• _What is asked_:
Up to and including the line with "const yTicks = [50, 100, 150, 200, 250, 300];", write out the listing from its first line, minus the pictures.

• _Data provided_:
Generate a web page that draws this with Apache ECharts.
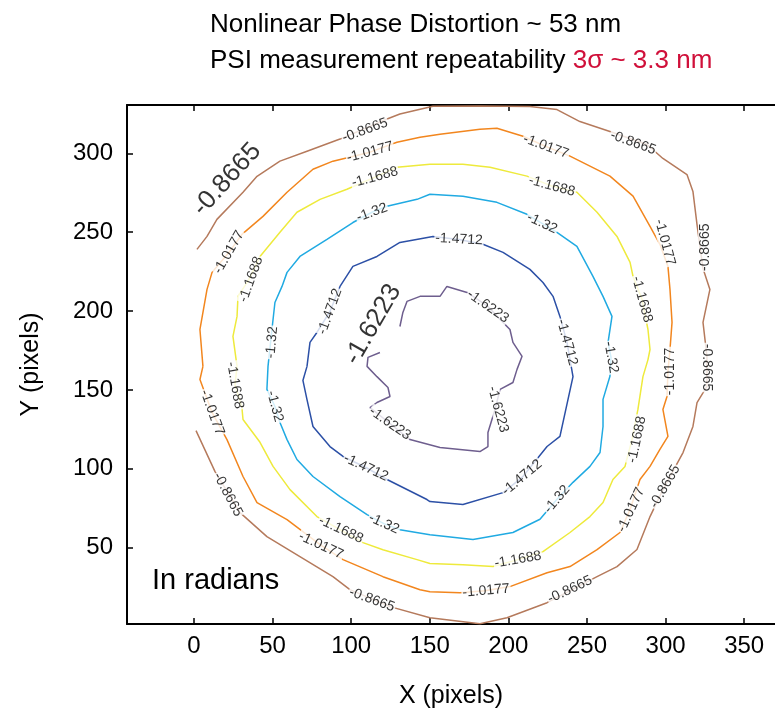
<!DOCTYPE html>
<html>
<head>
<meta charset="utf-8">
<script src="https://cdn.jsdelivr.net/npm/echarts@6/dist/echarts.min.js"></script>
<style>
  html, body { margin: 0; padding: 0; background: #fff; }
  #chart { width: 775px; height: 715px; }
</style>
</head>
<body>
<div id="chart"></div>
<script>
// contour levels (radians) and their colours
const levels = ['-0.8665', '-1.0177', '-1.1688', '-1.32', '-1.4712', '-1.6223'];
const levelColors = ['#b57a5c', '#f2861e', '#eeea3c', '#20aae2', '#2c50a6', '#6e5e8e'];

const xTicks = [0, 50, 100, 150, 200, 250, 300, 350];
const yTicks = [50, 100, 150, 200, 250, 300];

// contour traces, [x, y] in pixels of the measured map
const line0865 = [
  [1.9, 239.1], [8.3, 247.3], [14.6, 258.1], [31.2, 275.3], [40.1, 285.4], [54.7, 295.0],
  [71.9, 301.3], [92.9, 309.0], [122.8, 321.7], [131.0, 324.9], [152.0, 329.8], [181.9, 330.0],
  [213.7, 329.6], [230.9, 327.7], [245.5, 320.1], [264.6, 313.8], [288.2, 305.6], [298.3, 296.7],
  [313.6, 286.5], [317.4, 275.8], [320.0, 254.8], [323.8, 226.9], [328.2, 213.7], [323.8, 192.8],
  [326.3, 171.3], [326.3, 152.3], [320.0, 142.0], [317.4, 126.8], [311.1, 110.3], [298.3, 86.8],
  [290.1, 69.7], [281.8, 48.8], [269.1, 38.0], [256.4, 31.6], [224.6, 15.1], [199.1, 5.6],
  [181.9, 1.8], [150.1, 5.6], [124.7, 12.6], [99.2, 23.4], [88.4, 31.6], [67.4, 44.3],
  [46.4, 57.0], [29.3, 72.2], [13.4, 98.2], [1.3, 124.2]
];
const line1017 = [
  [5.7, 164.9], [3.8, 188.3], [8.3, 213.7], [11.5, 224.5], [22.3, 237.2], [30.5, 248.6],
  [43.9, 260.0], [59.2, 275.3], [75.7, 289.9], [88.4, 295.0], [112.0, 300.7], [129.1, 307.0],
  [143.8, 310.2], [156.5, 312.1], [181.9, 315.2], [192.7, 315.9], [209.3, 310.8], [223.3, 304.5],
  [239.2, 298.2], [264.6, 285.5], [279.3, 272.8], [290.1, 253.7], [296.4, 242.3], [301.5, 228.3],
  [302.8, 213.7], [304.1, 192.8], [302.8, 175.6], [301.5, 161.7], [300.9, 145.8], [298.3, 137.6],
  [301.5, 120.5], [296.4, 112.3], [290.1, 101.5], [283.7, 93.2], [277.4, 74.2], [271.0, 59.6],
  [256.4, 48.7], [239.2, 38.0], [224.6, 34.1], [201.0, 25.3], [185.1, 22.7], [169.2, 21.4],
  [150.1, 22.0], [143.8, 23.3], [120.2, 31.6], [94.8, 42.4], [80.2, 51.9], [59.2, 67.8],
  [40.1, 78.6], [31.2, 95.1], [21.0, 118.5], [11.5, 135.7], [3.8, 156.6], [5.7, 164.9]
];
const line1168 = [
  [27.4, 164.9], [24.8, 183.9], [27.4, 196.6], [28.0, 209.3], [35.0, 220.1], [42.0, 234.6],
  [54.7, 249.9], [65.5, 262.6], [80.2, 270.8], [97.3, 277.2], [115.1, 284.8], [129.1, 291.2],
  [150.1, 293.1], [171.1, 293.1], [188.3, 291.2], [211.8, 285.5], [227.7, 279.2], [243.6, 275.3],
  [256.4, 262.6], [269.1, 247.3], [277.4, 230.8], [279.3, 221.9], [285.0, 207.4], [288.8, 188.3],
  [290.1, 175.6], [288.8, 169.2], [285.6, 158.4], [282.4, 137.6], [278.6, 118.5], [274.2, 101.5],
  [266.5, 93.2], [260.2, 78.6], [251.9, 69.7], [239.2, 59.6], [222.0, 47.5], [206.1, 42.4],
  [190.2, 38.0], [171.1, 39.2], [150.1, 39.9], [141.9, 42.4], [120.2, 48.7], [107.5, 53.2],
  [92.9, 61.4], [78.2, 69.7], [61.1, 86.8], [50.3, 101.5], [42.0, 116.8], [31.2, 131.2],
  [30.5, 138.8], [26.1, 153.4], [27.4, 164.9]
];
const line1320 = [
  [47.1, 164.9], [49.6, 188.3], [51.5, 205.4], [56.0, 215.6], [59.2, 224.5], [67.4, 234.6],
  [84.6, 245.4], [101.1, 256.1], [113.2, 262.6], [122.8, 266.4], [141.9, 270.8], [150.1, 274.0],
  [171.1, 272.7], [192.7, 268.9], [211.8, 261.3], [221.4, 255.6], [230.9, 249.9], [243.6, 241.0],
  [253.8, 222.0], [260.2, 209.3], [265.9, 196.6], [263.4, 180.1], [265.3, 170.6], [264.6, 158.6],
  [260.2, 144.0], [260.2, 126.8], [258.3, 110.3], [251.9, 101.5], [241.1, 91.4], [230.9, 80.7],
  [220.1, 68.0], [202.9, 59.6], [177.5, 55.1], [150.1, 58.2], [131.0, 61.4], [120.8, 65.2],
  [110.1, 70.9], [92.9, 82.4], [75.7, 95.1], [65.5, 105.9], [59.2, 118.5], [54.7, 129.3],
  [51.5, 139.5], [46.4, 150.3], [47.1, 164.9]
];
const line1471 = [
  [71.9, 164.9], [73.8, 180.1], [78.2, 186.4], [86.5, 199.7], [92.9, 215.6], [101.1, 228.3],
  [116.4, 234.6], [131.0, 243.5], [152.0, 247.3], [168.6, 245.4], [183.8, 242.3], [196.6, 237.2],
  [213.7, 226.4], [222.0, 218.1], [228.4, 209.3], [232.8, 196.6], [237.3, 180.1], [239.2, 169.2],
  [241.1, 158.4], [237.9, 143.8], [232.8, 120.5], [224.6, 114.1], [208.7, 94.5], [196.6, 84.9],
  [171.1, 77.3], [150.1, 79.2], [148.2, 80.5], [122.8, 93.2], [109.4, 100.8], [94.8, 107.8],
  [86.5, 114.1], [75.7, 126.8], [71.9, 143.8], [69.3, 156.0], [71.9, 164.9]
];
const line1622 = [
  [131.0, 190.2], [132.9, 199.1], [135.5, 206.1], [143.8, 209.3], [156.5, 209.3], [160.9, 215.6],
  [173.7, 211.8], [187.0, 202.9], [194.7, 194.7], [201.0, 188.3], [202.9, 180.1], [208.7, 171.3],
  [205.5, 163.0], [202.9, 154.7], [194.7, 150.3], [191.5, 137.6], [187.0, 123.0], [187.0, 114.1],
  [181.9, 110.9], [156.5, 113.5], [137.4, 118.5], [124.7, 128.7], [112.0, 138.8], [116.4, 142.0],
  [124.7, 145.8], [123.4, 151.5], [116.4, 158.4], [110.1, 164.9], [110.7, 170.6], [118.3, 173.7]
];
const contourLines = [line0865, line1017, line1168, line1320, line1471, line1622];

// inline contour labels: [x, y, angle]
const labels0865 = [[21.0, 283.4, 48], [108.8, 314.6, 20], [279.3, 306.7, -20], [325.1, 240.4, 90],
  [326.0, 164.2, -90], [299.6, 88.7, 60], [239.2, 23.4, 25], [113.2, 17.0, -20], [21.6, 83.6, -62]];
const labels1017 = [[22.3, 237.2, 60], [112.0, 300.7, 15], [223.9, 304.3, -20], [299.6, 243.5, -75],
  [302.8, 161.7, 90], [278.0, 74.0, 65], [185.8, 22.7, 5], [80.8, 51.3, -25], [11.5, 135.7, -70]];
const labels1168 = [[36.3, 220.1, 70], [115.1, 284.8, 15], [227.7, 279.2, -15], [285.0, 207.4, -75],
  [281.8, 118.5, 78], [206.1, 42.4, 10], [93.5, 61.4, -25], [26.1, 152.8, -80]];
const labels1320 = [[49.6, 180.1, 85], [113.2, 262.4, 20], [221.4, 255.6, -25], [265.3, 170.6, -80],
  [230.9, 80.7, 50], [120.8, 65.2, -25], [51.5, 139.5, -75]];
const labels1471 = [[86.5, 199.7, 70], [168.6, 245.4, -3], [237.3, 180.1, -75], [208.7, 94.5, 40],
  [109.4, 100.8, -25]];
const labels1622 = [[113.9, 191.4, 60], [187.0, 202.9, -35], [193.4, 137.6, -75], [124.7, 128.7, -35]];
const contourLabels = [labels0865, labels1017, labels1168, labels1320, labels1471, labels1622];
// the first label of the outer and inner level is drawn large
const bigLabel = {0: 0, 5: 0};

const FONT = '"Liberation Sans", Arial, Helvetica, sans-serif';

const chart = echarts.init(document.getElementById('chart'), null, {renderer: 'canvas'});

const series = [];
contourLines.forEach(function (pts, i) {
  series.push({
    type: 'line',
    name: levels[i],
    data: pts,
    showSymbol: false,
    symbol: 'none',
    smooth: false,
    lineStyle: {color: levelColors[i], width: 1.5},
    z: 2,
    silent: true
  });
});
contourLabels.forEach(function (list, i) {
  series.push({
    type: 'scatter',
    name: levels[i] + ' label',
    symbolSize: 0,
    z: 5,
    silent: true,
    data: list.map(function (p, j) {
      const big = bigLabel[i] === j;
      return {
        value: [p[0], p[1]],
        label: {
          rotate: p[2],
          fontSize: big ? 26 : 14,
          backgroundColor: big ? 'transparent' : '#fff',
          padding: big ? 0 : [0, 1]
        }
      };
    }),
    label: {
      show: true,
      position: 'inside',
      formatter: levels[i],
      color: '#000',
      fontFamily: FONT
    }
  });
});

const axisCommon = {
  type: 'value',
  axisLine: {show: true, onZero: false, lineStyle: {color: '#000', width: 2}},
  splitLine: {show: false}
};

chart.setOption({
  animation: false,
  backgroundColor: '#fff',
  textStyle: {fontFamily: FONT},
  title: {
    left: 205,
    top: 2,
    text: '{a|Nonlinear Phase Distortion ~ 53 nm}\n{a|PSI measurement repeatability }{r|3\u03c3 ~ 3.3 nm}',
    textStyle: {
      fontWeight: 'normal',
      rich: {
        a: {fontSize: 26, color: '#000', fontWeight: 'normal', fontFamily: FONT, lineHeight: 36},
        r: {fontSize: 26, color: '#d0103a', fontWeight: 'normal', fontFamily: FONT, lineHeight: 36}
      }
    }
  },
  grid: {left: 127, top: 105, right: 0, bottom: 91, outerBoundsMode: 'none'},
  xAxis: [
    Object.assign({}, axisCommon, {
      min: -42.6,
      max: 369.6,
      position: 'bottom',
      axisTick: {show: true, inside: true, length: 6, customValues: xTicks, lineStyle: {color: '#000', width: 1.5}},
      axisLabel: {customValues: xTicks, fontSize: 24, color: '#000', margin: 10, fontFamily: FONT},
      name: 'X (pixels)',
      nameLocation: 'middle',
      nameGap: 60,
      nameTextStyle: {fontSize: 25, color: '#000', fontFamily: FONT}
    }),
    Object.assign({}, axisCommon, {
      min: -42.6,
      max: 369.6,
      position: 'top',
      axisTick: {show: true, inside: true, length: 6, customValues: xTicks, lineStyle: {color: '#000', width: 1.5}},
      axisLabel: {show: false}
    })
  ],
  yAxis: Object.assign({}, axisCommon, {
    min: 1.6,
    max: 330.6,
    axisTick: {show: true, inside: true, length: 6, customValues: yTicks, lineStyle: {color: '#000', width: 1.5}},
    axisLabel: {customValues: yTicks, fontSize: 24, color: '#000', margin: 14, fontFamily: FONT},
    name: 'Y (pixels)',
    nameLocation: 'middle',
    nameGap: 83,
    nameRotate: 90,
    nameTextStyle: {fontSize: 25, color: '#000', fontFamily: FONT}
  }),
  graphic: [{
    type: 'text',
    left: 152,
    top: 566,
    style: {text: 'In radians', fontSize: 29, fill: '#000', fontFamily: FONT}
  }],
  series: series
});
</script>
</body>
</html>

• _Output below_:
Generate a web page that draws this with Apache ECharts.
<!DOCTYPE html>
<html>
<head>
<meta charset="utf-8">
<script src="https://cdn.jsdelivr.net/npm/echarts@6/dist/echarts.min.js"></script>
<style>
  html, body { margin: 0; padding: 0; background: #fff; }
  #chart { width: 775px; height: 715px; }
</style>
</head>
<body>
<div id="chart"></div>
<script>
// contour levels (radians) and their colours
const levels = ['-0.8665', '-1.0177', '-1.1688', '-1.32', '-1.4712', '-1.6223'];
const levelColors = ['#b57a5c', '#f2861e', '#eeea3c', '#20aae2', '#2c50a6', '#6e5e8e'];

const xTicks = [0, 50, 100, 150, 200, 250, 300, 350];
const yTicks = [50, 100, 150, 200, 250, 300];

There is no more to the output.